Generally when a firm like AMPAM decides to provide capital to a business it already has an exit strategy broad thought out. This can include a myriad of options ranging from listing on the sharemarket, a trade sale, or a merger with another company.

"You've got to get all these three ingredients right to make money," Gribben says.

Gribben says the risk between venture capital and the other two types of private capital is that the former is much more risky as it's backing and idea, rather than an established business.

With expansion and MBO capital the companies are already in existence and are looking for money to fund growth.

Who does private capital appeal to?


Private capital is generally a form of investment for the sophisticated investor with a significant portfolio.

In the case of AMPAM's fund the minimum entry fee is $30,000. Gribben says private capital is a subset of the equities asset class, and it can account for between 5 per cent and 10 per cent of a portfolio's equity exposure.

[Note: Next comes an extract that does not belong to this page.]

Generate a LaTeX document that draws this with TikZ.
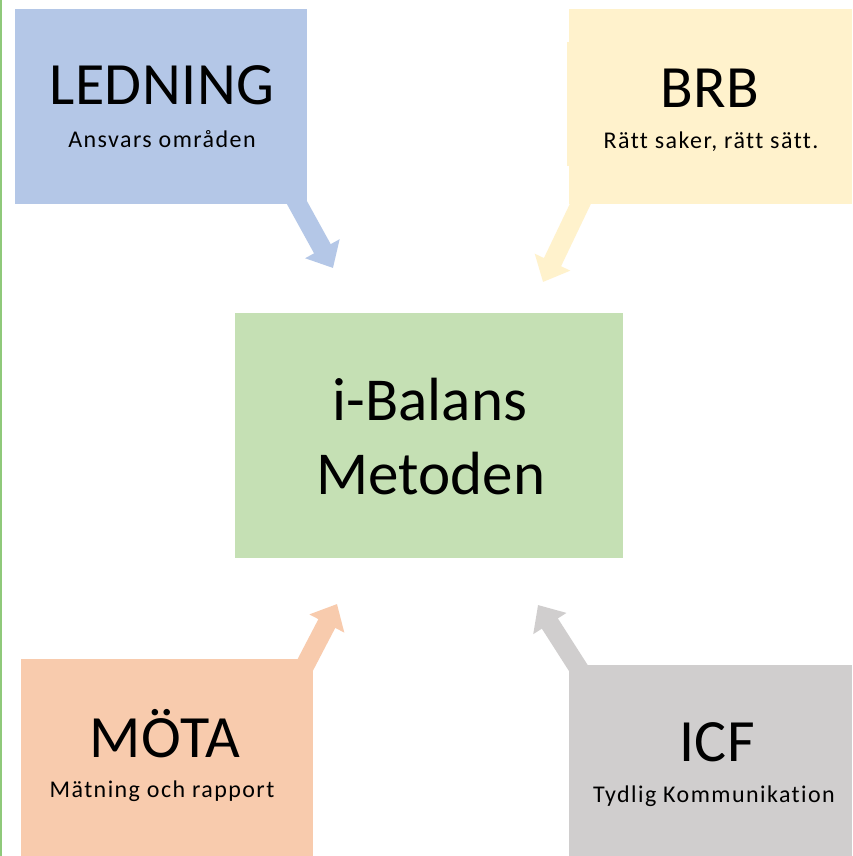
\documentclass[tikz,border=0pt]{standalone}
\usepackage{fontspec}
\setmainfont{Carlito}[Ligatures=NoCommon]
\usetikzlibrary{arrows.meta}
\definecolor{cblue}{HTML}{B4C7E7}
\definecolor{cyellow}{HTML}{FFF2CC}
\definecolor{cgreen}{HTML}{C5E0B4}
\definecolor{corange}{HTML}{F8CBAD}
\definecolor{cgray}{HTML}{D0CECE}
\definecolor{cline}{HTML}{8FC97A}
\tikzset{
  box/.style={draw=none, inner sep=0pt, outer sep=0pt, rectangle},
  title/.style={anchor=base, inner sep=0pt, font=\fontsize{60}{60}\selectfont\addfontfeature{LetterSpace=1}},
  subtitle/.style={anchor=base, inner sep=0pt, font=\fontsize{24}{24}\selectfont\addfontfeature{LetterSpace=6}},
  center text/.style={anchor=base, inner sep=0pt, font=\fontsize{61}{61}\selectfont},
  blockarrow/.style={line width=19pt, -{Triangle[width=38pt,length=22pt]}}
}
\begin{document}
\begin{tikzpicture}[x=1pt,y=-1pt]
\useasboundingbox (0,0) rectangle (852,856);
\fill[white] (0,0) rectangle (852,856);
\draw[cline, line width=1.5pt] (0.75,0) -- (0.75,856);

% arrow coordinates
\coordinate (ls) at (290,190);
\coordinate (lt) at (333,268);
\coordinate (bs) at (587,190);
\coordinate (bt) at (543,282);
\coordinate (ms) at (300,675);
\coordinate (mt) at (337,604);
\coordinate (is) at (586,680);
\coordinate (it) at (538,605);

% arrows (behind boxes)
\draw[blockarrow, draw=cblue] (ls) -- (lt);
\draw[blockarrow, draw=cyellow] (bs) -- (bt);
\draw[blockarrow, draw=corange] (ms) -- (mt);
\draw[blockarrow, draw=cgray] (is) -- (it);

% boxes
\node[box, fill=cblue, minimum width=292pt, minimum height=195pt] (ledning) at (161,106.5) {};
\node[box, fill=cyellow, minimum width=283pt, minimum height=195pt] (brb) at (710.5,106.5) {};
\node[box, fill=cyellow, minimum width=14pt, minimum height=124pt] (brbnotch) at (574,104) {};
\node[box, fill=cgreen, minimum width=388pt, minimum height=245pt] (center) at (429,435.5) {};
\node[box, fill=corange, minimum width=292pt, minimum height=197pt] (mota) at (167,757.5) {};
\node[box, fill=cgray, minimum width=283pt, minimum height=191pt] (icf) at (710.5,760.5) {};

% texts
\node[title] (t1) at (162,105) {LEDNING};
\node[subtitle] (s1) at (162,147) {Ansvars områden};
\node[title] (t2) at (710,107) {BRB};
\node[subtitle] (s2) at (711,148) {Rätt saker, rätt sätt.};
\node[center text] (c1) at (430,420) {i-Balans};
\node[center text] (c2) at (431,494) {Metoden};
\node[title] (t3) at (165,757) {MÖTA};
\node[subtitle] (s3) at (162,797) {Mätning och rapport};
\node[title] (t4) at (717,761) {ICF};
\node[subtitle] (s4) at (714,802) {Tydlig Kommunikation};
\end{tikzpicture}
\end{document}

He says someone wanting to go into a fund like this needs to have a minimum portfolio of about $200,000-$250,000.

If you can't afford that the NZ Stock Exchange has its own major private capital venture, the New Capital Market (NCM), in the pipeline.

The NCM is being modelled on markets created overseas by exchanges in such places as Alberta, Canada, the UK, France and Germany.

Its aim is to encourage and promote the development of new growth orientated businesses, which will (hopefully) ultimately list on the exchange.

The NCM is due to kick off on March 10, 2000, and details are currently being finalised.

It will work like this. A shell company with cash, but no assets is listed as the capital raising vehicle. The company will then undertake a capital raising and its shares will be traded in its NCM board.

The company will then have 18 months to complete what is called a "key transaction" to the value of at least $1 million. Once the transaction has been completed the company may elect to become fully listed.

While private capital is attractive, it has its risks, McGuinness says. "People have to go into it with their eyes open."

"Frankly, it's not the faint-hearted," he says.